Une annonce dont se félicite le Réseau pour la transition énergétique (Cler), contacté par Batiactu. "Nous avons toujours soutenu cette idée poussée depuis le Grenelle de l'environnement", nous explique Jean-Baptiste Lebrun, directeur de l'association. "Il y a énormément de dispositif de bonus-malus que l'on peut imaginer, mais nous sommes attachés pour notre part à l'amélioration du décret 'décence' - afin que l'efficacité énergétique soit prise en compte -, ou encore à une obligation de travaux au moment des mutations. Quoi qu'il en soit, c'est une bonne chose de voir que l'idée fait son chemin au sein du Gouvernement.
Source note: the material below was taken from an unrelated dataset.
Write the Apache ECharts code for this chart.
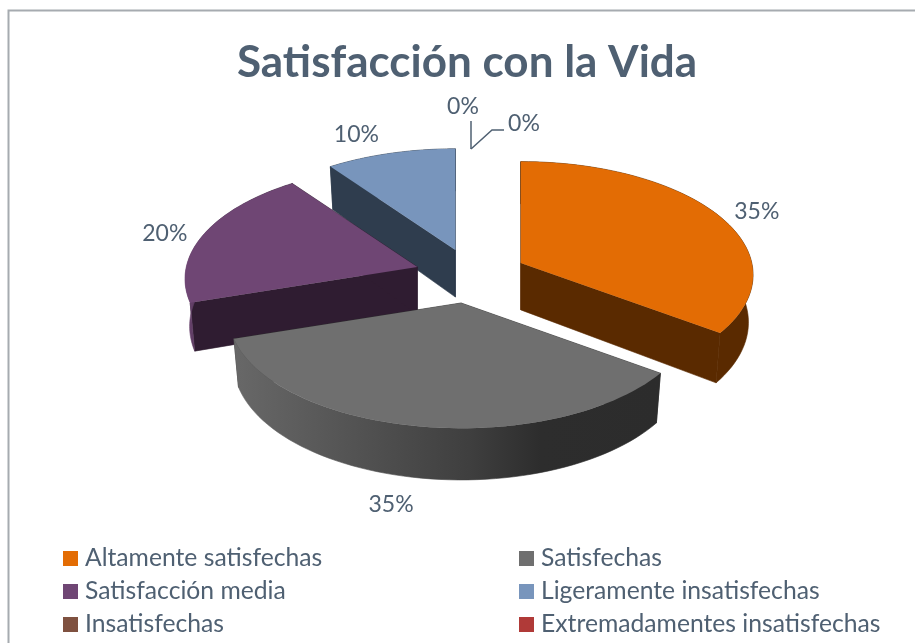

Il est légitime qu'en face des dispositifs de soutien, qui constituent en quelque sorte la 'carotte', il y ait le 'bâton'."

 

Une solution à envisager en "dernier recours", pour l'association Coénove
L'association Coénove, qui réunit des acteurs de la filière gaz, également contactée, estime de son côté que "la déclaration du ministre nous renvoie directement à la problématique du passage à l'acte". "Même si la conscience citoyenne augmente, que la recherche de confort se fait de plus en plus prégnante, des freins viennent toujours retarder le moment décisif de se lancer dans des travaux. Aller vers une obligation de travaux dans ce contexte peut s'entendre mais si et seulement si elle est proposée dans un temps long et comme dernier recours. Ainsi, une trajectoire sur 10 ans visant à soutenir financièrement les actes de rénovation comme c'est actuellement le cas puis seulement les accompagner sans soutien financier pour enfin arriver à une obligation, voire à des sanctions mérite d'être regardée de près - tout en sachant qu'il faudra de facto prévoir un traitement différencié entre les exigences qui pourraient être imposées aux logements individuels et aux logements collectifs dans la mesure où l'acte d'engagement ne repose pas sur un seul propriétaire."

 

Une idée évoquée... il y a un an déjà

 

Pour rappel, l'idée avait été évoquée une première fois il y a tout juste un an, par Nicolas Hulot. Il était alors envisagé d'introduire une obligation de travaux au moment de la vente d'un bien ou une augmentation des droits de mutation si ceux-ci n'étaient pas réalisés. En mai 2018, l'ex-ministre de la Transition écologique et solidaire revenait sur le sujet, évoquant cette fois-ci un bonus-malus impactant le montant de la taxe foncière.

 

Ce type d'annonce a systématiquement entraîné la colère des professionnels du bâtiment et de l'immobilier. Pour la Fédération française du bâtiment, ce dispositif "pénaliserait avant tout les territoires déjà en difficulté, où le coût d'une rénovation énergétique équivaut à une part très importante du prix d'un logement". Et la Fnaim dénonçait quant à elle rien moins qu'un hold-up : "Nous condamnons sans retenue les systèmes de malus qui constituent une double peine : en copropriété, le propriétaire n'est pas maître de la décision d'effectuer des travaux énergétique qui dépend d'une décision d'assemblée générale. On ne voit pas comment il pourrait être sanctionné sur sa propre taxe foncière des conséquences d'une décision qui ne lui appartient pas totalement."

 

La balle est à présent dans le camp du Gouvernement qui devra tenter de trouver un système acceptable pour le maximum d'acteurs.